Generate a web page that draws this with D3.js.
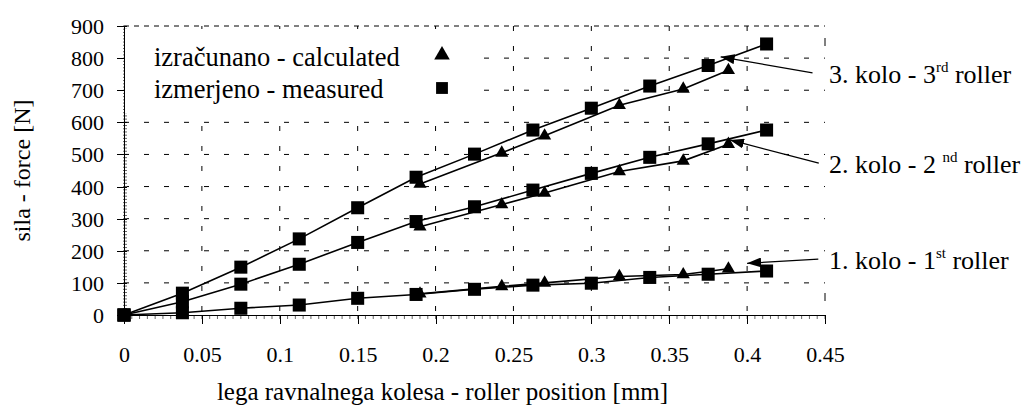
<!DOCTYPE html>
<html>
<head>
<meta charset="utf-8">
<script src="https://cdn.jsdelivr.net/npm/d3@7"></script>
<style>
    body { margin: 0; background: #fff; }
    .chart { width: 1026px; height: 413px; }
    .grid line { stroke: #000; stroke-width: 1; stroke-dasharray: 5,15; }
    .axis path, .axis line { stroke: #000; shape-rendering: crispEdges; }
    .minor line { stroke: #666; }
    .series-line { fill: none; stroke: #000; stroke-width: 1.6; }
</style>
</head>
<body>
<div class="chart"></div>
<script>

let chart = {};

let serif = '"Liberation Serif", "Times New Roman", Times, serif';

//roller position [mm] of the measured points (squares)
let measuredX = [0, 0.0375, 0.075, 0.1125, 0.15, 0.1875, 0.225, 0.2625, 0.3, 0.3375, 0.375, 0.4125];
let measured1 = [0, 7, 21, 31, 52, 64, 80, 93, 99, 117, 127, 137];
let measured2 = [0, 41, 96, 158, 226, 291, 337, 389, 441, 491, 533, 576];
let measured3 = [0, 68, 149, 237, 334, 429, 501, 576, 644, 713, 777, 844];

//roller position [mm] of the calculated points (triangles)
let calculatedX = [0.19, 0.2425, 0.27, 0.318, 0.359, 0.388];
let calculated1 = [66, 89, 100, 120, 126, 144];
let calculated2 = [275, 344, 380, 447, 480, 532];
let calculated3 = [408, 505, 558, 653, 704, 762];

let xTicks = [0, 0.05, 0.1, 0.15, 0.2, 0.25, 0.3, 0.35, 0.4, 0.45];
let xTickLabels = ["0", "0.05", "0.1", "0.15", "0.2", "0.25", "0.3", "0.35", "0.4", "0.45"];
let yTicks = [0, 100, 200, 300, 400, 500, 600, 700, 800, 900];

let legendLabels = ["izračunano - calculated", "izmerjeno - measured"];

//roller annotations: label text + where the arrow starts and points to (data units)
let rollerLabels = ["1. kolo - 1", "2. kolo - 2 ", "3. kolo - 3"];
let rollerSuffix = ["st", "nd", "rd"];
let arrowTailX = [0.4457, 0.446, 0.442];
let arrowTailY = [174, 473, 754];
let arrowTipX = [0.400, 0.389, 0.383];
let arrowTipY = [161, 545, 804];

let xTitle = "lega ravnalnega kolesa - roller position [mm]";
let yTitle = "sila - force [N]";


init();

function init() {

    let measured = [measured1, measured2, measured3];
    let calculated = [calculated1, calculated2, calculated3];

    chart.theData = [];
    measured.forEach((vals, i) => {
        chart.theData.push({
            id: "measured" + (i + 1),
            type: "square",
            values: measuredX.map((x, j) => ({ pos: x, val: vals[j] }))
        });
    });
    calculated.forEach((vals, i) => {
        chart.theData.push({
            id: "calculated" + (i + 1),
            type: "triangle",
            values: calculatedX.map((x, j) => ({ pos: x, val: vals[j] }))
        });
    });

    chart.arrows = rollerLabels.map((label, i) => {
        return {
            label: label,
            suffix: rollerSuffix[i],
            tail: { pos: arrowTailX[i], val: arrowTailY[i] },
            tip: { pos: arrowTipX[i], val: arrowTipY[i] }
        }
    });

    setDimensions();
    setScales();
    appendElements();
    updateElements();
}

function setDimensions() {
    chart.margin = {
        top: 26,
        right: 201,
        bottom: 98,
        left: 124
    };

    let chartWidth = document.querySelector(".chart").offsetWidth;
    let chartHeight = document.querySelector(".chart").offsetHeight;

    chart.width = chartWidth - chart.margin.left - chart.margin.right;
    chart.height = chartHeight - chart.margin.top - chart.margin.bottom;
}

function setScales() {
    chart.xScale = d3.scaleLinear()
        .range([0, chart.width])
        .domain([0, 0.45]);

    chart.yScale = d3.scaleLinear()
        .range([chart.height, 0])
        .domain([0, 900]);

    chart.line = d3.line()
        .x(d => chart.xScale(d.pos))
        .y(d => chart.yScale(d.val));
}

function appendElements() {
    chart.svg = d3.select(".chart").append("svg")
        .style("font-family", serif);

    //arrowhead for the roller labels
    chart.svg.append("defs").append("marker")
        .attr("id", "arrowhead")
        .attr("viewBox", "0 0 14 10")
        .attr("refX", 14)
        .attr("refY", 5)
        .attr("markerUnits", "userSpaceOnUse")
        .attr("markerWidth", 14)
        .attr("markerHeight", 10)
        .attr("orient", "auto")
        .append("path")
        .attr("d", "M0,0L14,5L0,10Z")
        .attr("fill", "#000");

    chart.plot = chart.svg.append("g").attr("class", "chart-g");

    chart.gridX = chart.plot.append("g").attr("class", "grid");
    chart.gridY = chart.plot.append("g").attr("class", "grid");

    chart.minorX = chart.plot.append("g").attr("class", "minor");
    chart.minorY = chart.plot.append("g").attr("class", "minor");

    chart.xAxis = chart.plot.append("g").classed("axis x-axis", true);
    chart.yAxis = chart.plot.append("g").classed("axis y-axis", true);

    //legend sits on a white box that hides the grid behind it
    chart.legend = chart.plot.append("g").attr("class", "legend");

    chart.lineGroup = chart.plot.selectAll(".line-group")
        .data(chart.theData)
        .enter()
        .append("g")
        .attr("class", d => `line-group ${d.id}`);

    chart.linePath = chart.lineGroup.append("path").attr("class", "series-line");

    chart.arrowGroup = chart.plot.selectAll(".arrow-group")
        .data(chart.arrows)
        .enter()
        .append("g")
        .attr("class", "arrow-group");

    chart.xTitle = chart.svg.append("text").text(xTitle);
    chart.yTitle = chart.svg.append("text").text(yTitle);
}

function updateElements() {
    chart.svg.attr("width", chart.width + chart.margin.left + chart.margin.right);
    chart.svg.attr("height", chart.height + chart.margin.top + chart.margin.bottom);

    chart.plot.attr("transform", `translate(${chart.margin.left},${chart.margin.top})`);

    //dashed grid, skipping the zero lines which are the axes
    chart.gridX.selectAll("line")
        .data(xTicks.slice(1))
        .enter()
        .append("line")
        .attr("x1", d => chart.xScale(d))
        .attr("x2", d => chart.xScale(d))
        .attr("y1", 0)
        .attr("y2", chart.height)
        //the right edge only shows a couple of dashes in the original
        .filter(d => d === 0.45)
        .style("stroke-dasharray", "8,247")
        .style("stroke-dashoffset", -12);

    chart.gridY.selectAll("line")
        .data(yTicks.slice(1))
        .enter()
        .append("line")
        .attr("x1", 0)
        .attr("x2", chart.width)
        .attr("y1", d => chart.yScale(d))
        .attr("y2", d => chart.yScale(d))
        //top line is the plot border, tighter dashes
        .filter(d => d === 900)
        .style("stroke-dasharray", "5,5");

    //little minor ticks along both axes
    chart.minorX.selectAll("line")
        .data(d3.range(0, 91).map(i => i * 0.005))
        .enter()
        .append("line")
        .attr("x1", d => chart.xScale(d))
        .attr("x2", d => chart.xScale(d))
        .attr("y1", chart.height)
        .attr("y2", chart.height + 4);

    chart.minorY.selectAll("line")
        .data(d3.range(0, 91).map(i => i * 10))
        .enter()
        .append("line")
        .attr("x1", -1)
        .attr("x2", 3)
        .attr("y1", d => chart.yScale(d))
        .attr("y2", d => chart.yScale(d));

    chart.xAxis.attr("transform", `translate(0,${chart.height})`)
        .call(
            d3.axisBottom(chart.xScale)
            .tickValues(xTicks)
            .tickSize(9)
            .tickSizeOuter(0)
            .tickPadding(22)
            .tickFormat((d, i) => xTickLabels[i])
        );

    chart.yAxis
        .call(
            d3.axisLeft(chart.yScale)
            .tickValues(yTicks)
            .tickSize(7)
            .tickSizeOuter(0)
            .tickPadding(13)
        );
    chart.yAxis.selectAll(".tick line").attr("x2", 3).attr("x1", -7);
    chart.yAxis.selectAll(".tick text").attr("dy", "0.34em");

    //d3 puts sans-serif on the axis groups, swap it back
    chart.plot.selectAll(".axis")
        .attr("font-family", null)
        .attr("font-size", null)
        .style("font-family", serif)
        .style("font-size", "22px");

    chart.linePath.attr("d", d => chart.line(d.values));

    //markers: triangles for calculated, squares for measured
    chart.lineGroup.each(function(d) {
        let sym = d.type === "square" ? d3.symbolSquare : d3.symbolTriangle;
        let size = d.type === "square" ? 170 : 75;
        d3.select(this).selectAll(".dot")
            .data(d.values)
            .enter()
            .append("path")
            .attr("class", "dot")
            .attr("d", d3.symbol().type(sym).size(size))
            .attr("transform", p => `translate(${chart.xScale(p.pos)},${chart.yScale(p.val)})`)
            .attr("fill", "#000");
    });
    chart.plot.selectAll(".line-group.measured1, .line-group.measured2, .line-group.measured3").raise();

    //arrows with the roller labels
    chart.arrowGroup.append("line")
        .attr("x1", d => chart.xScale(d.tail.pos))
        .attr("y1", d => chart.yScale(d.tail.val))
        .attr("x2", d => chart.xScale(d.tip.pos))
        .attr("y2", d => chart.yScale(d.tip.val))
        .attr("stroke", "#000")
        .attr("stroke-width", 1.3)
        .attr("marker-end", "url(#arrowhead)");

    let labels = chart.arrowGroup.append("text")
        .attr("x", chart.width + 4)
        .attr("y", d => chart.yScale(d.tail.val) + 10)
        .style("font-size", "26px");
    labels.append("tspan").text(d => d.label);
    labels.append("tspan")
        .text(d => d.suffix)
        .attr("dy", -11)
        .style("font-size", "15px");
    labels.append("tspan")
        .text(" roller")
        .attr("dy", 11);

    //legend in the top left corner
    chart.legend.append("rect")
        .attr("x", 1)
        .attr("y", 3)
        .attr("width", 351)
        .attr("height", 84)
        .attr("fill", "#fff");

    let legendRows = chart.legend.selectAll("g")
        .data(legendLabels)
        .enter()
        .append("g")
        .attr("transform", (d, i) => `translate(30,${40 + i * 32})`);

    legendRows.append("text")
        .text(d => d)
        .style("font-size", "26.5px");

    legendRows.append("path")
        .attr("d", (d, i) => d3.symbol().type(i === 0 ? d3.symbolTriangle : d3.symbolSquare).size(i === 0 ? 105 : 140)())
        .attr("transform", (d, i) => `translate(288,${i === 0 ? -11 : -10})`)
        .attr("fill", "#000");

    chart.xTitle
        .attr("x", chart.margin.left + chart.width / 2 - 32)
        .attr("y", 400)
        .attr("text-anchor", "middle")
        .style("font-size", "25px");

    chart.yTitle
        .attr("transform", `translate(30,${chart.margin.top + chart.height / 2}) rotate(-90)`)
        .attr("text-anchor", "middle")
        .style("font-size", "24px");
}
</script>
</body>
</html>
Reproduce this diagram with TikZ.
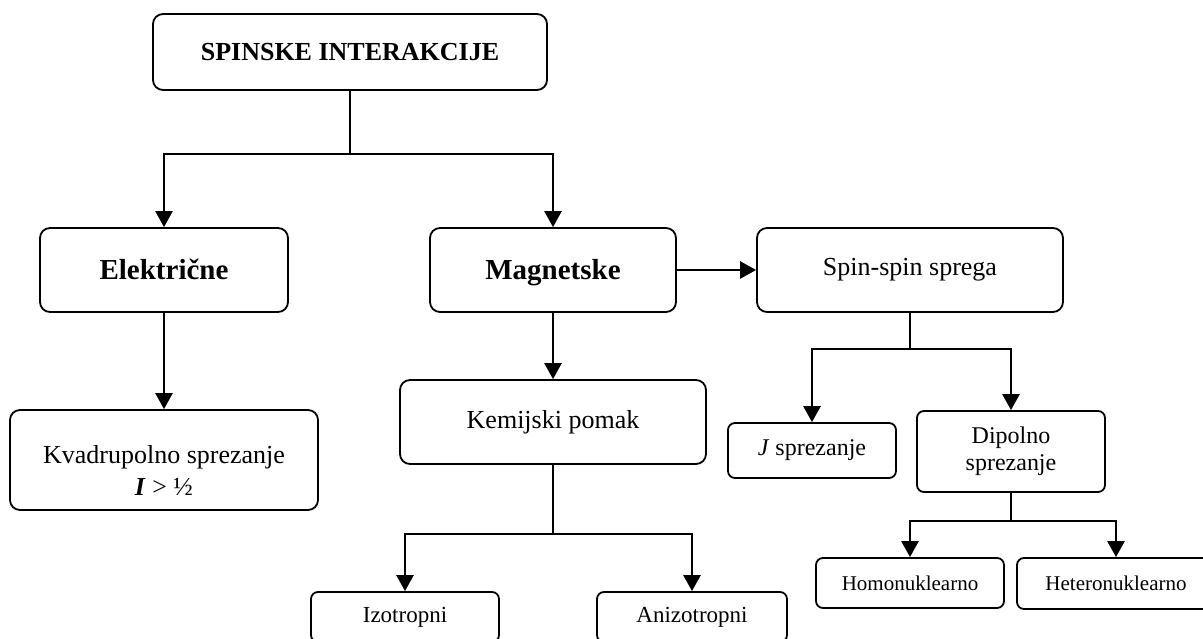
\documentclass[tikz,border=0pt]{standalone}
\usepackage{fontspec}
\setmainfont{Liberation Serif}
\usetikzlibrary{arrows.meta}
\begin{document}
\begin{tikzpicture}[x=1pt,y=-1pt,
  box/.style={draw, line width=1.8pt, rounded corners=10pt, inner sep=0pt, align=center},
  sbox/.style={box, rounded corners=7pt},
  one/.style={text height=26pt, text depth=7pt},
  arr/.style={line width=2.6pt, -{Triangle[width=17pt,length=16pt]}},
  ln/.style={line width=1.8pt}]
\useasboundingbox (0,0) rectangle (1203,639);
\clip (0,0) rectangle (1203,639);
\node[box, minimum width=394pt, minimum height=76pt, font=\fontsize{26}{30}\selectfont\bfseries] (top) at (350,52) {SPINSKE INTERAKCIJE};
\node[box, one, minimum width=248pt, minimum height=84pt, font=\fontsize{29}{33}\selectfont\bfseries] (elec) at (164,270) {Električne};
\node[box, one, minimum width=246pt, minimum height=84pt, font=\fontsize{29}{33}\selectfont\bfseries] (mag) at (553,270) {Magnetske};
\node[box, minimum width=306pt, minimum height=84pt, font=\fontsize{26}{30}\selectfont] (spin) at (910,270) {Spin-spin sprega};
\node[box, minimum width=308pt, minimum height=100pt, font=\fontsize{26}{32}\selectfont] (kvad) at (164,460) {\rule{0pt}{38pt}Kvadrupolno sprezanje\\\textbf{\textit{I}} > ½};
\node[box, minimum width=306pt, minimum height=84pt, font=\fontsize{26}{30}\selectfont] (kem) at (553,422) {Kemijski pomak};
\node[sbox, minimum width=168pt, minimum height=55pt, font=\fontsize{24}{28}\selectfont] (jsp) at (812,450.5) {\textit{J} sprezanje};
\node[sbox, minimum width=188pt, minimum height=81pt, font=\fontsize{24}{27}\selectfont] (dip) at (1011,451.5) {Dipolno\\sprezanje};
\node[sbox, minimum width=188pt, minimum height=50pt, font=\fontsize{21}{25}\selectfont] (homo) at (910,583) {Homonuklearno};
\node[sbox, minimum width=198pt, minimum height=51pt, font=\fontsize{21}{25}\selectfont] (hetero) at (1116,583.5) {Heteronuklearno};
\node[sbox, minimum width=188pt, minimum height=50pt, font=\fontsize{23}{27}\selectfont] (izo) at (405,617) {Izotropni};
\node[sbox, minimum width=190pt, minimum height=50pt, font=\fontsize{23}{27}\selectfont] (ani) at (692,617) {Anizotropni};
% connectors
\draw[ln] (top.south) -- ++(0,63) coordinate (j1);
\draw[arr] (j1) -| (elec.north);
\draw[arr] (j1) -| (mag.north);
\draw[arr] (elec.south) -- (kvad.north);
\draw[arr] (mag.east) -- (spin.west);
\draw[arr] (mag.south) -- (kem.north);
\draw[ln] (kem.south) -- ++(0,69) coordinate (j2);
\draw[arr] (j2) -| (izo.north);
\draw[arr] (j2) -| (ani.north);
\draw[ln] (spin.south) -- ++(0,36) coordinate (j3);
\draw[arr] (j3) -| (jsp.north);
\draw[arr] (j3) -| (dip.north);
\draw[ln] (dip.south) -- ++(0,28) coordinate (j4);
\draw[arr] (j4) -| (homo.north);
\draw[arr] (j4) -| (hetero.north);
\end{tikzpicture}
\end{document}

________________________

Give only the number of lines in the material above where the string "that" appears.

2